The panel also focused heavily on the extent to which the Commission reviews and finalizes the initial decisions of its ALJs. Government counsel argued that because a finality order is issued by the Commission in each case, there can be no doubt as to where accountability for a decision of the Commission lies. In response, counsel for Petitioners stressed that ALJs wield significant authority because the Commission’s review over their decisions is merely discretionary, and approximately 90 percent of decisions rendered by ALJs become final without any Commission review.
In addition, several judges on the panel focused on the fact that ALJs make credibility judgements and evidentiary rulings that are critical to the outcome of administrative proceedings and are subject only to a later “paper review” by the Commission. Judge Kavanaugh commented that because neither party could identify any instance in which the Commission utilized its power to retry a case, ALJs seem to exercise significant authority by being the sole appraiser of the credibility of witnesses in each case. Judge Kavanaugh also pointed to the high stakes that can be involved in administrative proceedings: the ALJ who presided over Petitioners’ administrative proceeding fined Petitioners $300,000 and permanently barred Mr. Lucia from the securities industry.
The Court’s decision may have real implications, not only for companies engaged in administrative proceedings before the SEC, but also for companies involved in any adversarial enforcement proceeding before an administrative law judge. Judge Tatel expressed concern as to the potential collateral consequences of ruling against the SEC. Counsel for Petitioners argued that the repercussions would be limited to the 142 ALJs in 24 federal agencies that conduct adversarial enforcement proceedings pursuant to 5 U.S.C. §§ 556 and 557, and would not affect the thousands of ALJs employed by the Social Security Administration. Even if that prediction is accurate, hundreds of contested administrative proceedings before dozens of federal agencies stand to be affected by the D.C. Circuit’s decision.

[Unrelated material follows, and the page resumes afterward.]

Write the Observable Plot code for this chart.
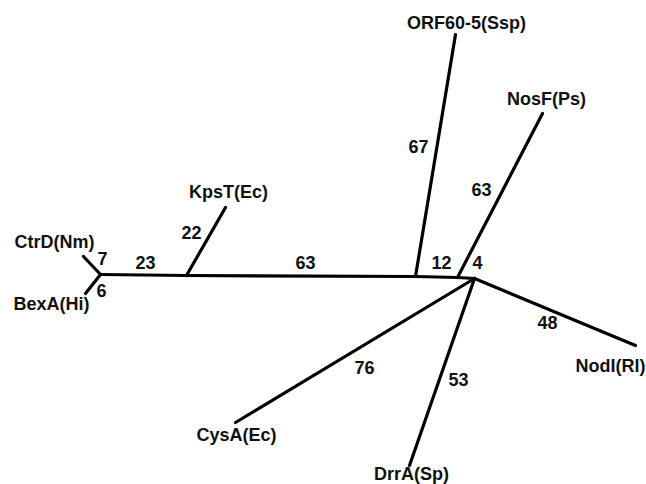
<!DOCTYPE html>
<html>
<head>
<meta charset="utf-8">
<script src="https://cdn.jsdelivr.net/npm/d3@7"></script>
<script src="https://cdn.jsdelivr.net/npm/@observablehq/plot@0.6"></script>
<style>
  html, body { margin: 0; padding: 0; background: #fff; }
  #chart svg { display: block; }
</style>
</head>
<body>
<div id="chart"></div>
<script>
// Tree nodes (layout coordinates of the drawn unrooted tree)
const nodeNames = ["CtrD", "BexA", "J1", "J2", "KpsT", "J3", "ORF", "J4", "NosF", "J5", "NodI", "CysA", "DrrA"];
const nodeX = [83, 85, 100, 186, 225, 415, 455, 457, 542, 474, 635, 235, 409];
const nodeY = [256, 293, 274, 275, 207, 276, 34, 277, 113, 278, 345, 422, 465];

// Branches and their lengths
const edgeFrom   = ["CtrD", "BexA", "J1", "J2", "J2", "J3", "J3", "J4", "J4", "J5", "J5", "J5"];
const edgeTo     = ["J1",   "J1",   "J2", "KpsT", "J3", "ORF", "J4", "NosF", "J5", "NodI", "CysA", "DrrA"];
const edgeLength = [7, 6, 23, 22, 63, 67, 12, 63, 4, 48, 76, 53];
const edgeLabelX = [102, 101, 145, 191, 305, 418, 441, 481, 477, 547, 364, 458];
const edgeLabelY = [259, 291, 263, 233, 263, 147, 263, 190, 263, 323, 368, 380];

// Leaf labels
const leafText = ["CtrD(Nm)", "BexA(Hi)", "KpsT(Ec)", "ORF60-5(Ssp)", "NosF(Ps)", "NodI(Rl)", "CysA(Ec)", "DrrA(Sp)"];
const leafX    = [54, 51, 228, 466, 546, 610, 236, 411];
const leafY    = [247, 309, 197, 28, 104, 371, 440, 479];

const pos = new Map(nodeNames.map((n, i) => [n, [nodeX[i], nodeY[i]]]));
const edges = edgeFrom.map((f, i) => ({
  x1: pos.get(f)[0], y1: pos.get(f)[1],
  x2: pos.get(edgeTo[i])[0], y2: pos.get(edgeTo[i])[1],
  len: edgeLength[i], lx: edgeLabelX[i], ly: edgeLabelY[i]
}));
const leaves = leafText.map((t, i) => ({t, x: leafX[i], y: leafY[i]}));

const chart = Plot.plot({
  width: 646,
  height: 484,
  margin: 0,
  x: {domain: [0, 646], range: [0, 646], axis: null},
  y: {domain: [0, 484], range: [0, 484], axis: null},
  style: {background: "#fff"},
  marks: [
    Plot.link(edges, {x1: "x1", y1: "y1", x2: "x2", y2: "y2", stroke: "#000", strokeWidth: 3.2, strokeLinecap: "round"}),
    Plot.text(edges, {x: "lx", y: "ly", text: d => String(d.len), fill: "#111",
      fontFamily: "Liberation Sans, Arial, sans-serif", fontWeight: "bold", fontSize: 18,
      textAnchor: "middle", lineAnchor: "middle", letterSpacing: "0.5px"}),
    Plot.text(leaves, {x: "x", y: "y", text: "t", fill: "#111",
      fontFamily: "Liberation Sans, Arial, sans-serif", fontWeight: "bold", fontSize: 18,
      textAnchor: "middle", lineAnchor: "bottom", letterSpacing: "0.3px"})
  ]
});
document.getElementById("chart").appendChild(chart);
</script>
</body>
</html>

Despite a question from the bench, the parties did not discuss potential remedies to the possible Appointments Clause violation in detail. Should the D.C. Circuit rule in favor of Petitioners, the SEC Commissioners could ameliorate the issue simply by reappointing the Commission’s five ALJs directly. Because the SEC may risk invalidating other adjudicated findings of liability by acknowledging that its ALJs are unconstitutionally appointed, the SEC may instead choose to stay all administrative proceedings in which a respondent has the option to seek review in the D.C. Circuit while it appeals the case to the Supreme Court.
In any event, the potential enactment of the Financial Choice Act may render the issue moot with respect to SEC enforcement actions going forward. The bill, which recently passed the House Financial Services Committee and advanced to the full House floor, would permit a respondent to compel the SEC to bring its case in federal court, rather than through an administrative proceeding. While the Financial Choice Act is still far from becoming law, respondents may soon be able to rest easier, at least in the short term: if the D.C. Circuit holds that SEC ALJs are appointed in violation of the Constitution’s Appointments Clause, the Commission may be more likely to settle or decline to bring certain cases. The Commission may also choose to bring more cases in federal court, providing respondents with the full slate of procedural protections available in that forum.